Problem description:
Repeat exactly the lines running from the first line of the data to the line containing "0.14, 0.13, 0.14];", both ends included, and nothing else; drop the pictures.

Data shown:
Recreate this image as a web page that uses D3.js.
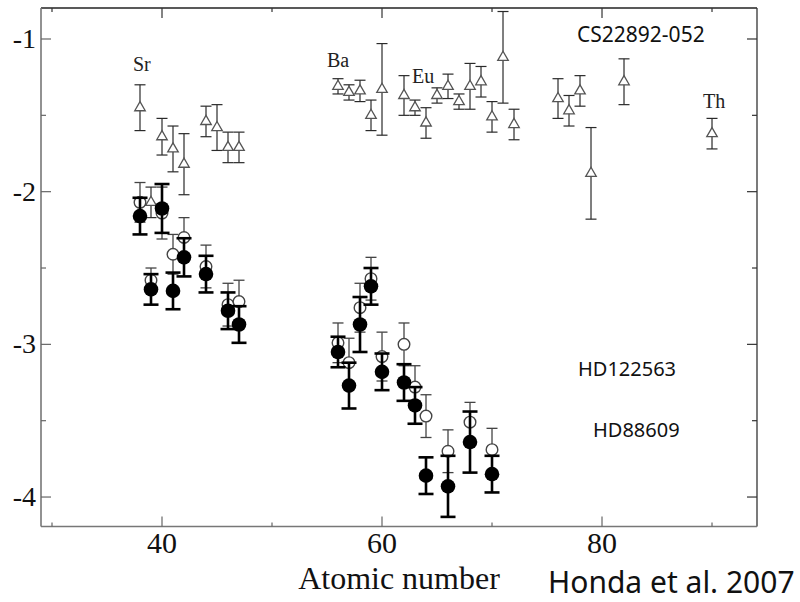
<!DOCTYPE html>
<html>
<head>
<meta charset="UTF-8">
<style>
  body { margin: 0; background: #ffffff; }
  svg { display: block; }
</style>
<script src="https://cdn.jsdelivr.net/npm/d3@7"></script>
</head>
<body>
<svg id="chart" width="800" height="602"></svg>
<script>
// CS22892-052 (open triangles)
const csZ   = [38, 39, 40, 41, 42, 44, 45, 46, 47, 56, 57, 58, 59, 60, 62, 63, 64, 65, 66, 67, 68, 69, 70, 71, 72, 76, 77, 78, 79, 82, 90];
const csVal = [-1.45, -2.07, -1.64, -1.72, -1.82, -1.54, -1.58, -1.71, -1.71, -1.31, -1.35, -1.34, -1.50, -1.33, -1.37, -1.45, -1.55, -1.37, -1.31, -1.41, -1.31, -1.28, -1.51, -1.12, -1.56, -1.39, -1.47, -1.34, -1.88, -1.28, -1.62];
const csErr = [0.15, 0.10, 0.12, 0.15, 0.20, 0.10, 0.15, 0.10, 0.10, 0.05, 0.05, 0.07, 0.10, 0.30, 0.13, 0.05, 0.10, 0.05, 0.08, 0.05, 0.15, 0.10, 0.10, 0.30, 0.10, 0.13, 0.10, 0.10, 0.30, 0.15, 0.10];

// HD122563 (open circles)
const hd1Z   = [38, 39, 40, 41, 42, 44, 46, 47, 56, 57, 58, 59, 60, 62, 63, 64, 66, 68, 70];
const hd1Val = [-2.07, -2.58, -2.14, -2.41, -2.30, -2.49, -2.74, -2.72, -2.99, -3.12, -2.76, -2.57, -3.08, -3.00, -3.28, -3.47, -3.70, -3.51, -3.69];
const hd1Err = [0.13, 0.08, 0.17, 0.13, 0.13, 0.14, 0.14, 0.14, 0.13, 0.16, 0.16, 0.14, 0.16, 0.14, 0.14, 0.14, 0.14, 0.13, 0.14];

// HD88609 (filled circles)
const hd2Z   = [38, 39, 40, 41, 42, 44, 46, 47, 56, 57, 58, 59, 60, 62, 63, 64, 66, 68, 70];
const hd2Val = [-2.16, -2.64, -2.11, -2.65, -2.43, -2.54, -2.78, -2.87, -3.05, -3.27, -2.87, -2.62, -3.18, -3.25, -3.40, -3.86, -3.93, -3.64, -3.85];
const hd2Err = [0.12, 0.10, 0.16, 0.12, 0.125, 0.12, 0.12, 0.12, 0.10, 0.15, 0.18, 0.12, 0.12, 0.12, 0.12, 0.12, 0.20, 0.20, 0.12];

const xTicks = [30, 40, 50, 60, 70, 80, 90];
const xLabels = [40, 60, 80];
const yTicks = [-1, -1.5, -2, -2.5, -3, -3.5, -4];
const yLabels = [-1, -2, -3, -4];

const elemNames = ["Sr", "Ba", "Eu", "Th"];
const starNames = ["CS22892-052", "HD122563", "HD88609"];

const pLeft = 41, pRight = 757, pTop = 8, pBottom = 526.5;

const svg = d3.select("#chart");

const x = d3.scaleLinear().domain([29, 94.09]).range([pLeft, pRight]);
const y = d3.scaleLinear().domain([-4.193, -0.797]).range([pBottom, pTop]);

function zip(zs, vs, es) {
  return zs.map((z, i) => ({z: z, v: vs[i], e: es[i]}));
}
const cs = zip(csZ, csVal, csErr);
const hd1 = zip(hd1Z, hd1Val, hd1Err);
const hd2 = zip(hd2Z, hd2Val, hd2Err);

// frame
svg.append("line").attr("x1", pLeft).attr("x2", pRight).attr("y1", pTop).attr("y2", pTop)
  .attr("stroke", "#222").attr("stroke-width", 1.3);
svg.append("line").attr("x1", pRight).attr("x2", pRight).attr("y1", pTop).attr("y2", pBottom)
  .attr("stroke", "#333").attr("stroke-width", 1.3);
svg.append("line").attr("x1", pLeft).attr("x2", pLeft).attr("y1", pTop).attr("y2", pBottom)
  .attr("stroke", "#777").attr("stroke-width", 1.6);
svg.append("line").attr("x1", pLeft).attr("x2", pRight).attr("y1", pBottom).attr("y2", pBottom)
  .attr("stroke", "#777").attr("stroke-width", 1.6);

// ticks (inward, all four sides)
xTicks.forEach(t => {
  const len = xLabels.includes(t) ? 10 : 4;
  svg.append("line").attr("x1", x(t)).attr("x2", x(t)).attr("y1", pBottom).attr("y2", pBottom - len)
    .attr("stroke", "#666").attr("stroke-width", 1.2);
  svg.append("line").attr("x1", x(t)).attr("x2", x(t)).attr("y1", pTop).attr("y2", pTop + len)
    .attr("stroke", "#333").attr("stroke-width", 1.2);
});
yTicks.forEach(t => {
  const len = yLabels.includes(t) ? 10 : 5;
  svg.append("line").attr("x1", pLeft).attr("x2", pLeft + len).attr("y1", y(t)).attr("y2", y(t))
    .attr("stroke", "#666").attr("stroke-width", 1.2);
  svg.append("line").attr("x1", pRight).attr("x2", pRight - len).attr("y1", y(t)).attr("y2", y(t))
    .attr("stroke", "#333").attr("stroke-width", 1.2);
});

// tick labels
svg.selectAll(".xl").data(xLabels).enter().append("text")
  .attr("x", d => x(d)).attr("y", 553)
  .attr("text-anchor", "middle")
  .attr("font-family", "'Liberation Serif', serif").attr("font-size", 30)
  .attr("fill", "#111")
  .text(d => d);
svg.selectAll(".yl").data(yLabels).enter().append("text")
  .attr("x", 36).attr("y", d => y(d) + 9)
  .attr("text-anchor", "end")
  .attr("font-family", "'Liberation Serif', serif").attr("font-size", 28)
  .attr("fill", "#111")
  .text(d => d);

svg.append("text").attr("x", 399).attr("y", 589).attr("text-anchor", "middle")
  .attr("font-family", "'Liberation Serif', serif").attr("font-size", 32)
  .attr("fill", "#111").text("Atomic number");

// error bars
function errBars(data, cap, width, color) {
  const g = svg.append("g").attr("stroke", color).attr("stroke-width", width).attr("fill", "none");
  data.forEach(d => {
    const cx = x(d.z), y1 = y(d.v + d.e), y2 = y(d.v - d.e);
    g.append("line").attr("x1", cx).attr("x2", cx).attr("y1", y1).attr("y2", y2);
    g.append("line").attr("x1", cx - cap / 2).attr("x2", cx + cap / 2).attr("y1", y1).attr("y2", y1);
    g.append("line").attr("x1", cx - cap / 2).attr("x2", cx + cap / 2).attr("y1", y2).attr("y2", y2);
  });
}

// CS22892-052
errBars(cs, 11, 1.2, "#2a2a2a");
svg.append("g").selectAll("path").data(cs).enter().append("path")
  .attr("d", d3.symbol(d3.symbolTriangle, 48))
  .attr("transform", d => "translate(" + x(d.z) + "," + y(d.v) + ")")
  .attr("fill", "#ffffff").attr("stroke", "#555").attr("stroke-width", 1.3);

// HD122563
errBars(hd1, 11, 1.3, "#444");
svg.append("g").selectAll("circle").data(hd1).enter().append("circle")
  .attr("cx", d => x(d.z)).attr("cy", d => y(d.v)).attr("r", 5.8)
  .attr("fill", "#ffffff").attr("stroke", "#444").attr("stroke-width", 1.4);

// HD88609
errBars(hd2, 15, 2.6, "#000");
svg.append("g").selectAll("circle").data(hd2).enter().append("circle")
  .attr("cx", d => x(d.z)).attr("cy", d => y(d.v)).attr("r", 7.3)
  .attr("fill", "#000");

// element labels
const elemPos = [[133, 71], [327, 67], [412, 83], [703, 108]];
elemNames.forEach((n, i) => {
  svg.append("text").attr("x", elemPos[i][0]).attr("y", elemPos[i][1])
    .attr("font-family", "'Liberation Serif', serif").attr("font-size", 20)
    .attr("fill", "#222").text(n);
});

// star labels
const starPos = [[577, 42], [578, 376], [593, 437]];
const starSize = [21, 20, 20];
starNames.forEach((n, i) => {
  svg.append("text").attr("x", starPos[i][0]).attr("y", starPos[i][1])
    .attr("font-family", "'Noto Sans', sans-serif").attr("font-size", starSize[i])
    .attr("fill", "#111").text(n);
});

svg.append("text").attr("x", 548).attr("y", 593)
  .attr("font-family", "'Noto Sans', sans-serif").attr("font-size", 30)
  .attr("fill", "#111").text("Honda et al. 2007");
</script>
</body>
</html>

Result for this task:
Recreate this image as a web page that uses D3.js.
<!DOCTYPE html>
<html>
<head>
<meta charset="UTF-8">
<style>
  body { margin: 0; background: #ffffff; }
  svg { display: block; }
</style>
<script src="https://cdn.jsdelivr.net/npm/d3@7"></script>
</head>
<body>
<svg id="chart" width="800" height="602"></svg>
<script>
// CS22892-052 (open triangles)
const csZ   = [38, 39, 40, 41, 42, 44, 45, 46, 47, 56, 57, 58, 59, 60, 62, 63, 64, 65, 66, 67, 68, 69, 70, 71, 72, 76, 77, 78, 79, 82, 90];
const csVal = [-1.45, -2.07, -1.64, -1.72, -1.82, -1.54, -1.58, -1.71, -1.71, -1.31, -1.35, -1.34, -1.50, -1.33, -1.37, -1.45, -1.55, -1.37, -1.31, -1.41, -1.31, -1.28, -1.51, -1.12, -1.56, -1.39, -1.47, -1.34, -1.88, -1.28, -1.62];
const csErr = [0.15, 0.10, 0.12, 0.15, 0.20, 0.10, 0.15, 0.10, 0.10, 0.05, 0.05, 0.07, 0.10, 0.30, 0.13, 0.05, 0.10, 0.05, 0.08, 0.05, 0.15, 0.10, 0.10, 0.30, 0.10, 0.13, 0.10, 0.10, 0.30, 0.15, 0.10];

// HD122563 (open circles)
const hd1Z   = [38, 39, 40, 41, 42, 44, 46, 47, 56, 57, 58, 59, 60, 62, 63, 64, 66, 68, 70];
const hd1Val = [-2.07, -2.58, -2.14, -2.41, -2.30, -2.49, -2.74, -2.72, -2.99, -3.12, -2.76, -2.57, -3.08, -3.00, -3.28, -3.47, -3.70, -3.51, -3.69];
const hd1Err = [0.13, 0.08, 0.17, 0.13, 0.13, 0.14, 0.14, 0.14, 0.13, 0.16, 0.16, 0.14, 0.16, 0.14, 0.14, 0.14, 0.14, 0.13, 0.14];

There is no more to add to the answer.